The Nation
17 September 2011
And so has the removal by President Goodluck Jonathan of the Managing Director of the Niger Delta Development Commission (NDDC), Mr. Chibuzor Ugwoha, as well as all the commission’s Executive Directors, and the dissolution of its Board effectively and definitively addressed the protracted crisis that had plagued the organisation and obstructed the fulfilment of its statutory obligations? The answer is an unambiguous no. What the President has done is indeed a characteristically Nigerian response that neither addresses the root causes of a deep-seated problem nor lays a basis for avoiding a recurrence.
For the past eight months, the NDDC had been practically paralysed by a crisis of confidence and authority between the managing director and the dissolved Board headed by retired Air Vice Marshal Larry Koinyan. The dispute revolved essentially around the management of projects worth over N69 billion being executed by the commission. Also in contention was the alleged transfer of $20 million from the NDDC’s Union Bank account in the United Kingdom to First Bank (UK) Plc. While the managing director claimed to have acted on the authority of the Office of the Accountant-General of the Federation to protect the commission’s funds from Nigeria ’s banking crisis, the Board maintained it did not approve the movement of the funds.

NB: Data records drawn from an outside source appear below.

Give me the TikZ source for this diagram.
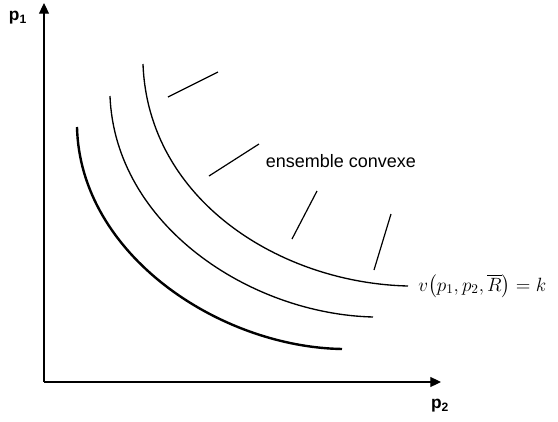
\documentclass[tikz,border=0pt]{standalone}
\usepackage{amsmath}
\usepackage{fontspec}
\setmainfont{Liberation Sans}
\usetikzlibrary{arrows.meta}

\begin{document}
\begin{tikzpicture}[x=0.75pt, y=-0.75pt, font=\fontsize{13.5}{16}\selectfont]
        \useasboundingbox (0,0) rectangle (558,422);
        % axes
        \coordinate (O) at (44,382);
        \coordinate (ytip) at (44,3);
        \coordinate (xtip) at (441,382);
        \draw[thick, -{Triangle[length=8pt, width=7.5pt]}] (O) -- (ytip);
        \draw[thick, -{Triangle[length=8pt, width=7.5pt]}] (O) -- (xtip);
        \node[font=\fontsize{13}{15}\selectfont\bfseries] (p1) at (18,18) {p\textsubscript{1}};
        \node[font=\fontsize{13}{15}\selectfont\bfseries] (p2) at (440,406) {p\textsubscript{2}};
        % indifference curves
        \draw[line width=1pt] (143,64) .. controls (148,200) and (280,283) .. (408,286);
        \draw[line width=1pt] (110,96) .. controls (115,225) and (250,314) .. (373,317);
        \draw[line width=1.8pt] (77,127) .. controls (80,255) and (220,347) .. (342,349);
        % hatching
        \foreach \ax/\ay/\bx/\by in {168/97/218/72, 209/176/259/144,
                                     292/239/317/191, 374/270/391/214}{
          \draw[line width=0.9pt] (\ax,\ay) -- (\bx,\by);
        }
        \node (convexe) at (341,161) {ensemble convexe};
        \node[anchor=base west, inner sep=0pt, font=\fontsize{14.5}{17}\selectfont] (vk) at (418,291)
          {$v\bigl(p_1,p_2,\overline{R}\bigr)=k$};
      \end{tikzpicture}
\end{document}
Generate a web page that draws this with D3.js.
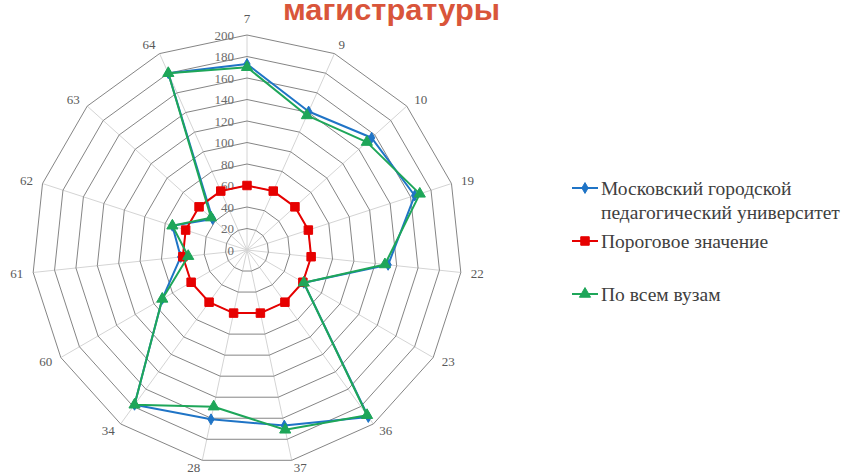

President Jonathan had set up the Presidential Committee on NDDC headed by a former Head of the Civil Service of the Federation, Mr. Steve Oransanye, to investigate the crisis and make recommendations. The chairman of the Traditional Rulers of Oil Mineral Producing Communities of Nigeria (TROMPCON), Oba (Dr.) Lawrence Adetemi Omowole 111, the Amapetu of Mahin Kingdom, had echoed the popular view when he expressed the optimism that the Oransanye panel would “identify areas of rifts with a view to proffering solutions that will enhance institutional potency as well as strengthen the values and virtues of the commission”.